The way I see it, languages like Ruby aren't meant for high performance computing: one can pick from a dozen statically typed languages to implement time-critical algorithms. The power and beauty of Ruby is its flexibility, "fluidity", and ability to glue services provided by an operating system and a million OS-native modules. Just look into your /usr/lib.

JRuby lacks that: it only "glues" JARs together and it introduces a shockingly huge startup lag which makes your development feel like you're compiling C++ code between test runs. And even gluing JARs is kind of pointless: Java itself, with its plethora of autocompleting IDEs, is a much better environment to learn and experiment with APIs like Batik or Apache POI.

megaduck · on Dec 1, 2009

Perhaps JRuby simply isn't for you. We're using JRuby with Rails, and the tradeoffs are well worth it. Performance is quite good, and the laggy startup is irrelevant to a long-running server process like Rails.

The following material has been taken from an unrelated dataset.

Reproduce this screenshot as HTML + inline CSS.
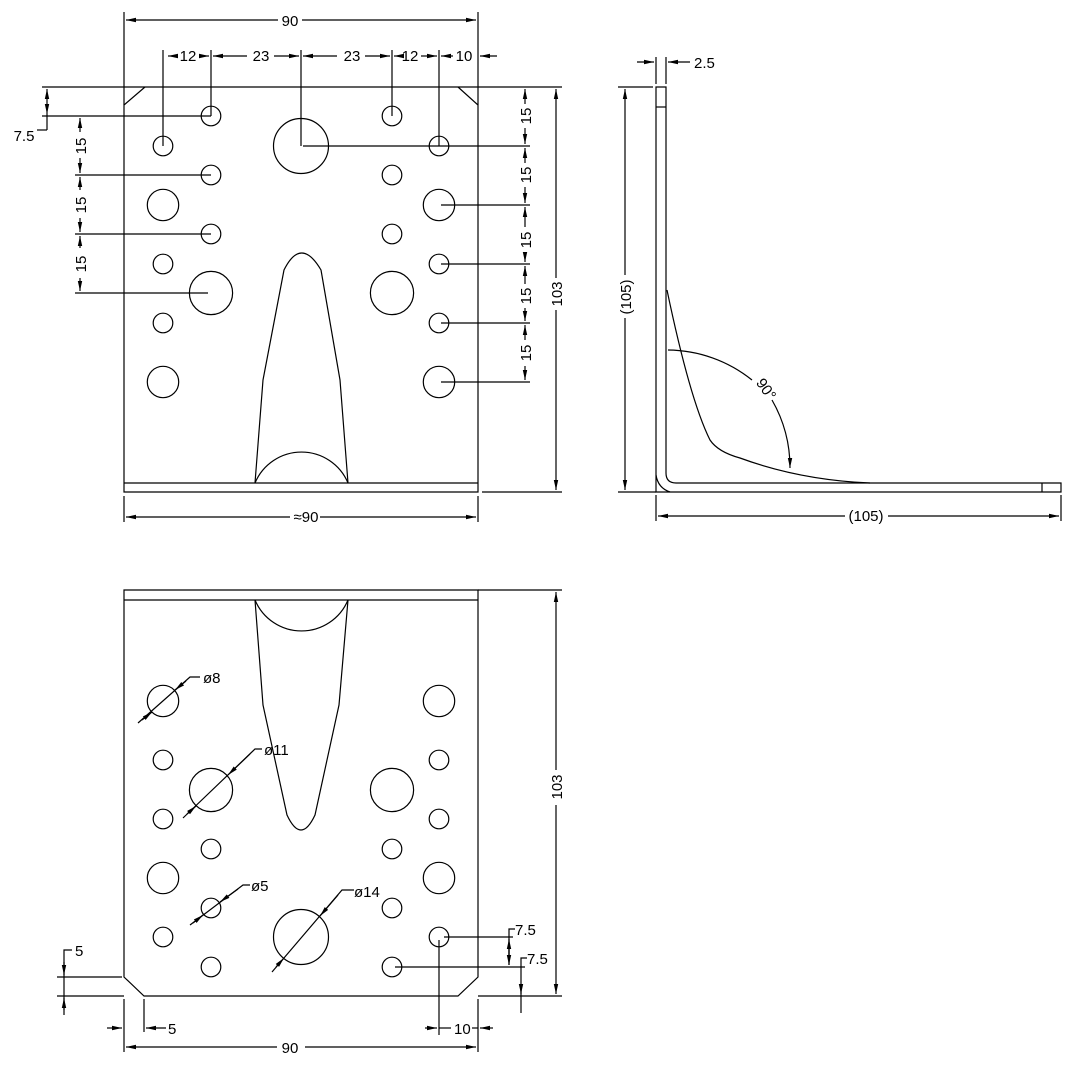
<!DOCTYPE html>
<html><head><meta charset="utf-8"><style>
html,body{margin:0;padding:0;background:#fff;}
svg{display:block;}
text{font-family:"Liberation Sans",sans-serif;font-size:15px;fill:#000;}
</style></head><body>
<svg width="1078" height="1072" viewBox="0 0 1078 1072" xmlns="http://www.w3.org/2000/svg">
<defs>
<marker id="a" viewBox="0 0 10 6" refX="10" refY="3" markerWidth="10" markerHeight="6" orient="auto-start-reverse" markerUnits="userSpaceOnUse"><path d="M0,0.8 L10,3 L0,5.2z" fill="#000"/></marker>
</defs>
<g fill="none" stroke="#000" stroke-width="1.2">
<!-- ===== TOP VIEW ===== -->
<line x1="42" y1="87" x2="562" y2="87"/>
<path d="M145,87 L124,105 V492 H478 V105 L458,87"/>
<line x1="124" y1="483" x2="478" y2="483"/>
<path d="M255,483 L263,380 L284,270 Q301,236 321,270 L340,380 L348,483"/>
<path d="M255,483 A50.4,50.4 0 0 1 348,483"/>
<g>
<circle cx="163" cy="146" r="9.8"/><circle cx="163" cy="205" r="15.7"/><circle cx="163" cy="264" r="9.8"/><circle cx="163" cy="323" r="9.8"/><circle cx="163" cy="382" r="15.7"/>
<circle cx="439" cy="146" r="9.8"/><circle cx="439" cy="205" r="15.7"/><circle cx="439" cy="264" r="9.8"/><circle cx="439" cy="323" r="9.8"/><circle cx="439" cy="382" r="15.7"/>
<circle cx="211" cy="116" r="9.8"/><circle cx="211" cy="175" r="9.8"/><circle cx="211" cy="234" r="9.8"/><circle cx="211" cy="293" r="21.6"/>
<circle cx="392" cy="116" r="9.8"/><circle cx="392" cy="175" r="9.8"/><circle cx="392" cy="234" r="9.8"/><circle cx="392" cy="293" r="21.6"/>
<circle cx="301" cy="146" r="27.5"/>
</g>
<line x1="124" y1="12" x2="124" y2="105"/><line x1="478" y1="12" x2="478" y2="105"/>
<line x1="126" y1="20" x2="278" y2="20" marker-start="url(#a)"/><line x1="302" y1="20" x2="476" y2="20" marker-end="url(#a)"/>
<line x1="163" y1="50" x2="163" y2="146"/><line x1="211" y1="50" x2="211" y2="116"/><line x1="301" y1="50" x2="301" y2="146"/><line x1="392" y1="50" x2="392" y2="116"/><line x1="439" y1="50" x2="439" y2="146"/>
<line x1="168" y1="56" x2="177" y2="56" marker-start="url(#a)"/><line x1="199" y1="56" x2="209" y2="56" marker-end="url(#a)"/>
<line x1="213" y1="56" x2="247" y2="56" marker-start="url(#a)"/><line x1="274" y1="56" x2="299" y2="56" marker-end="url(#a)"/>
<line x1="303" y1="56" x2="337" y2="56" marker-start="url(#a)"/><line x1="365" y1="56" x2="390" y2="56" marker-end="url(#a)"/>
<line x1="394" y1="56" x2="400" y2="56" marker-start="url(#a)"/><line x1="421" y1="56" x2="437" y2="56" marker-end="url(#a)"/>
<line x1="441" y1="56" x2="453" y2="56" marker-start="url(#a)"/><line x1="497" y1="56" x2="480" y2="56" marker-end="url(#a)"/>
<line x1="42" y1="116" x2="211" y2="116"/>
<line x1="47" y1="89" x2="47" y2="114" marker-start="url(#a)" marker-end="url(#a)"/>
<line x1="47" y1="114" x2="47" y2="130"/><line x1="37" y1="130" x2="47" y2="130"/>
<line x1="75" y1="175" x2="211" y2="175"/><line x1="75" y1="234" x2="211" y2="234"/><line x1="75" y1="293" x2="208" y2="293"/>
<line x1="80" y1="118" x2="80" y2="132" marker-start="url(#a)"/><line x1="80" y1="158" x2="80" y2="173" marker-end="url(#a)"/>
<line x1="80" y1="177" x2="80" y2="190" marker-start="url(#a)"/><line x1="80" y1="218" x2="80" y2="232" marker-end="url(#a)"/>
<line x1="80" y1="236" x2="80" y2="248" marker-start="url(#a)"/><line x1="80" y1="278" x2="80" y2="291" marker-end="url(#a)"/>
<line x1="482" y1="492" x2="562" y2="492"/>
<line x1="303" y1="146" x2="530" y2="146"/><line x1="441" y1="205" x2="530" y2="205"/><line x1="441" y1="264" x2="530" y2="264"/><line x1="441" y1="323" x2="530" y2="323"/><line x1="441" y1="382" x2="530" y2="382"/>
<line x1="525" y1="89" x2="525" y2="104" marker-start="url(#a)"/><line x1="525" y1="128" x2="525" y2="144" marker-end="url(#a)"/>
<line x1="525" y1="148" x2="525" y2="163" marker-start="url(#a)"/><line x1="525" y1="187" x2="525" y2="203" marker-end="url(#a)"/>
<line x1="525" y1="207" x2="525" y2="227" marker-start="url(#a)"/><line x1="525" y1="252" x2="525" y2="262" marker-end="url(#a)"/>
<line x1="525" y1="266" x2="525" y2="284" marker-start="url(#a)"/><line x1="525" y1="308" x2="525" y2="321" marker-end="url(#a)"/>
<line x1="525" y1="325" x2="525" y2="340" marker-start="url(#a)"/><line x1="525" y1="366" x2="525" y2="380" marker-end="url(#a)"/>
<line x1="556" y1="89" x2="556" y2="278" marker-start="url(#a)"/><line x1="556" y1="310" x2="556" y2="490" marker-end="url(#a)"/>
<line x1="124" y1="496" x2="124" y2="522"/><line x1="478" y1="496" x2="478" y2="522"/>
<line x1="126" y1="517" x2="290" y2="517" marker-start="url(#a)"/><line x1="320" y1="517" x2="476" y2="517" marker-end="url(#a)"/>

<!-- ===== SIDE VIEW ===== -->
<path d="M656,87 H666 V473 Q666,483 676,483 H1061 V492 H656 Z"/>
<line x1="656" y1="107" x2="666" y2="107"/>
<line x1="1042" y1="483" x2="1042" y2="492"/>
<path d="M656,475 Q658,488 670,492"/>
<path d="M667,290 Q690,400 710,440 Q718,452 740,458 Q800,480 870,483"/>
<path d="M668,350 A136,136 0 0 1 752,380"/>
<path d="M772,400 A136,136 0 0 1 790,468" marker-end="url(#a)"/>
<line x1="656" y1="57" x2="656" y2="84"/><line x1="666" y1="57" x2="666" y2="84"/>
<line x1="637" y1="62" x2="654" y2="62" marker-end="url(#a)"/><line x1="690" y1="62" x2="668" y2="62" marker-end="url(#a)"/>
<line x1="618" y1="87" x2="653" y2="87"/><line x1="618" y1="492" x2="656" y2="492"/>
<line x1="625" y1="89" x2="625" y2="275" marker-start="url(#a)"/><line x1="625" y1="318" x2="625" y2="490" marker-end="url(#a)"/>
<line x1="656" y1="495" x2="656" y2="521"/><line x1="1061" y1="495" x2="1061" y2="521"/>
<line x1="658" y1="516" x2="845" y2="516" marker-start="url(#a)"/><line x1="888" y1="516" x2="1059" y2="516" marker-end="url(#a)"/>

<!-- ===== BOTTOM VIEW ===== -->
<path d="M124,590 H478 V977 L458,996 H144 L124,977 Z"/>
<line x1="124" y1="600" x2="478" y2="600"/>
<path d="M255,600 L263,705 L287,815 Q301,845 315,815 L339,705 L348,600"/>
<path d="M255,600 A50.4,50.4 0 0 0 348,600"/>
<g>
<circle cx="163" cy="701" r="15.7"/><circle cx="163" cy="760" r="9.8"/><circle cx="163" cy="819" r="9.8"/><circle cx="163" cy="878" r="15.7"/><circle cx="163" cy="937" r="9.8"/>
<circle cx="439" cy="701" r="15.7"/><circle cx="439" cy="760" r="9.8"/><circle cx="439" cy="819" r="9.8"/><circle cx="439" cy="878" r="15.7"/><circle cx="439" cy="937" r="9.8"/>
<circle cx="211" cy="790" r="21.6"/><circle cx="211" cy="849" r="9.8"/><circle cx="211" cy="908" r="9.8"/><circle cx="211" cy="967" r="9.8"/>
<circle cx="392" cy="790" r="21.6"/><circle cx="392" cy="849" r="9.8"/><circle cx="392" cy="908" r="9.8"/><circle cx="392" cy="967" r="9.8"/>
<circle cx="301" cy="937" r="27.5"/>
</g>
<path d="M138,723 L190,677 H200"/>
<line x1="142" y1="720" x2="152" y2="712" marker-end="url(#a)"/><line x1="186" y1="681" x2="175" y2="690" marker-end="url(#a)"/>
<path d="M183,818 L255,749 H262"/>
<line x1="187" y1="814" x2="196" y2="806" marker-end="url(#a)"/><line x1="250" y1="754" x2="228" y2="775" marker-end="url(#a)"/>
<path d="M190,925 L243,885 H250"/>
<line x1="193" y1="923" x2="203" y2="915" marker-end="url(#a)"/><line x1="238" y1="889" x2="220" y2="902" marker-end="url(#a)"/>
<path d="M272,972 L342,890 H354"/>
<line x1="276" y1="967" x2="284" y2="958" marker-end="url(#a)"/><line x1="338" y1="895" x2="320" y2="916" marker-end="url(#a)"/>
<line x1="478" y1="590" x2="562" y2="590"/><line x1="478" y1="996" x2="562" y2="996"/>
<line x1="556" y1="592" x2="556" y2="770" marker-start="url(#a)"/><line x1="556" y1="805" x2="556" y2="994" marker-end="url(#a)"/>
<line x1="444" y1="937" x2="513" y2="937"/><line x1="395" y1="967" x2="525" y2="967"/>
<path d="M515,929 H509 V965"/><line x1="509" y1="945" x2="509" y2="965" marker-end="url(#a)"/>
<line x1="509" y1="955" x2="509" y2="939" marker-end="url(#a)"/>
<path d="M527,958 H521 V1013"/><line x1="521" y1="985" x2="521" y2="994" marker-end="url(#a)"/>
<line x1="57" y1="977" x2="122" y2="977"/><line x1="57" y1="996" x2="124" y2="996"/>
<path d="M72,950 H64 V1015"/>
<line x1="64" y1="962" x2="64" y2="975" marker-end="url(#a)"/><line x1="64" y1="1010" x2="64" y2="998" marker-end="url(#a)"/>
<line x1="124" y1="999" x2="124" y2="1052"/><line x1="478" y1="999" x2="478" y2="1052"/>
<line x1="144" y1="999" x2="144" y2="1032"/><line x1="439" y1="940" x2="439" y2="1035"/>
<line x1="107" y1="1028" x2="122" y2="1028" marker-end="url(#a)"/><line x1="166" y1="1028" x2="146" y2="1028" marker-end="url(#a)"/>
<line x1="425" y1="1028" x2="437" y2="1028" marker-end="url(#a)"/><line x1="493" y1="1028" x2="480" y2="1028" marker-end="url(#a)"/>
<line x1="439" y1="1028" x2="451" y2="1028"/><line x1="472" y1="1028" x2="478" y2="1028"/>
<line x1="126" y1="1047" x2="277" y2="1047" marker-start="url(#a)"/><line x1="305" y1="1047" x2="476" y2="1047" marker-end="url(#a)"/>
</g>
<g>
<text x="290" y="26" text-anchor="middle">90</text>
<text x="188" y="61" text-anchor="middle">12</text>
<text x="261" y="61" text-anchor="middle">23</text>
<text x="352" y="61" text-anchor="middle">23</text>
<text x="410" y="61" text-anchor="middle">12</text>
<text x="464" y="61" text-anchor="middle">10</text>
<text x="24" y="141" text-anchor="middle">7.5</text>
<text transform="translate(86,146) rotate(-90)" text-anchor="middle">15</text>
<text transform="translate(86,205) rotate(-90)" text-anchor="middle">15</text>
<text transform="translate(86,264) rotate(-90)" text-anchor="middle">15</text>
<text transform="translate(531,116) rotate(-90)" text-anchor="middle">15</text>
<text transform="translate(531,175) rotate(-90)" text-anchor="middle">15</text>
<text transform="translate(531,240) rotate(-90)" text-anchor="middle">15</text>
<text transform="translate(531,296) rotate(-90)" text-anchor="middle">15</text>
<text transform="translate(531,353) rotate(-90)" text-anchor="middle">15</text>
<text transform="translate(562,294) rotate(-90)" text-anchor="middle">103</text>
<text x="306" y="522" text-anchor="middle">≈90</text>
<text x="694" y="68">2.5</text>
<text transform="translate(631,297) rotate(-90)" text-anchor="middle">(105)</text>
<text x="866" y="521" text-anchor="middle">(105)</text>
<text transform="translate(762,392) rotate(55)" text-anchor="middle">90°</text>
<text x="203" y="683">ø8</text>
<text x="264" y="755">ø11</text>
<text x="251" y="891">ø5</text>
<text x="354" y="897">ø14</text>
<text transform="translate(562,787) rotate(-90)" text-anchor="middle">103</text>
<text x="515" y="935">7.5</text>
<text x="527" y="964">7.5</text>
<text x="75" y="956">5</text>
<text x="168" y="1034">5</text>
<text x="454" y="1034">10</text>
<text x="290" y="1053" text-anchor="middle">90</text>
</g>
</svg>
</body></html>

More critically, our development time is significantly reduced by using a highly expressive language like Ruby. Code is more readable, more understandable, and a heck of a lot faster to write. Plus, we can still use all the neat Java libraries like Jetty, Lucene, and JavaMail. Add in things like java NIO, and it matches our needs nicely.

While JRuby might not suit your particular application, it's doing wonderful, useful work for a lot of people. Horses for courses, as they say.

sshconnection · on Nov 30, 2009

Ruby may not be the fastest language in the world, but that doesn't mean that we shouldn't strive for better performance. As far as startup times are concerned, have you tried using nailgun?

http://blog.headius.com/2009/05/jruby-nailgun-support-in-130...

tmountain · on Nov 30, 2009

One exception would be in multi-threaded applications. JRuby is the best choice in this domain from my experience. Ruby 1.9 still uses a GIL making JRuby a better choice for concurrent software.

megaduck · on Dec 1, 2009

Seconded.

One additional advantage is JRuby's ability to use structures like Clojure's concurrency primitives. AFAIK, there's nothing even close in the world of MRI and YARV.

Freaky · on Dec 1, 2009

JRuby's startup speed isn't that much different if you're actually running something fairly heavy, like a web framework; it's not like Rails starts up in 200ms on MRI and 4000ms on JRuby, both have you waiting for a few seconds. With source reloading they're not that different in practice.

Sure, leaner RAM consumption is nice, but so is stable RAM consumption. It's not uncommon to see a Rails app on MRI eventually grow from, say, 70MB to 300MB+ and never shrink thanks to heap fragmentation and gc confusion, while JRuby stabilizes at maybe 100MB.

Sure, I also have MRI services which sit stable at 8-15MB for 6 months or more and JRuby's not exactly going to help there, and for short running interactive tasks it's certainly not going to be my first choice, but having the choice is very, very good.